Most preconditioning programs should easily dovetail into a 45-day feeding program where the daily goal is to grow weaned calves at a maximum rate of two pounds per head, which is achievable by feeding high-forage diets such as good-quality mixed legume-grass hay and/or rejuvenated autumn pastures. Calves should gain about 90 pounds before graduating onto other feedlot feeding programs. The advantage of raising calves in this way is three-fold — it maintains body gains achieved by summer creep feeding, adds more saleable bodyweight and allows greater flexibility in marketing decisions.

Similar preconditioning-backed 90- and 150-day background feeding programs target calf growth to 150 to 350 pounds of bone and lean muscle tissue, without laying down a lot of body fat. This performance is achieved by feeding these calves, straightforward rations of conservative energy levels supplied by medium-quality forages and/or grain byproducts, rather than high-energy grains. Average daily gains of up to 2.5 pounds per head per day and not particularly newsworthy feed-efficiencies of 9-10 pounds of diet per pound gain can be expected.

A good demonstration of this typical 90-day feeding program is practiced by a 400 cow-calf operation that I often visit. The owner usually retains all his weaned late-spring calves after weaning in mid-November, which average 650-700 pounds. He selects 30-35 replacement heifers and backgrounds the remaining calves to 850-900 pounds until mid-February. In doing so, these calves gain about 2.2 lb./head/day on a TMR of 20-25 lbs of good-quality grass hay (6.0 cents), three pounds of 13 per cent crude byproduct grain pellets (8.0 cents), and 100 grams of 2:1 mineral-vitamin premix w sodium monensin (16 cents/head).
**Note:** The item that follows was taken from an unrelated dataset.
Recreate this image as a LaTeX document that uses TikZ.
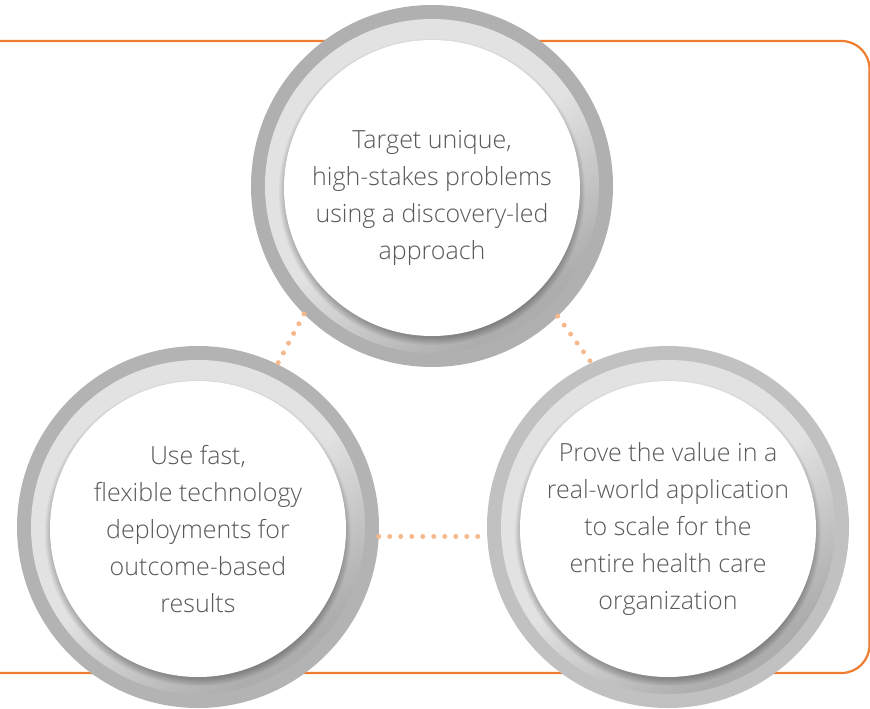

Calves are not implanted.

How does it pencil out?

By using current feed and feeder cattle prices, this is a spreadsheet of this producer’s 90-day feeding program as illustrated in the accompanying table below. It estimates and compares the economic feasibility of his backgrounded steer and heifer calves to selling all calves, right after weaning.

It’s a coincidence that this producer’s background steers made an estimated gross profit of $36 per head (ROI = 18 per cent), while it pencilled out that his feeder-heifers, which sold at an $8 cwt discount lost an equal amount. Based on these numbers, I’d say my friend might be wise to retain his steer calves for background feeding and sell his weaned heifer calves during the fall.

Remember, this financial-backgrounding spreadsheet is unique to this particular cow-calf operation. The final profit/loss picture on other operations will likely differ due to mitigating factors such as forage and cattle prices unique to their farms. However, I cannot help think that if the cattle feeder market strengthens in the first quarter of 2021, backgrounding these fall-weaned calves could result in a good payoff for many people.

About the author

Columnist

Peter Vitti is an independent livestock nutritionist and consultant based in Winnipeg. To reach him call 204-254-7497 or by email at [email protected]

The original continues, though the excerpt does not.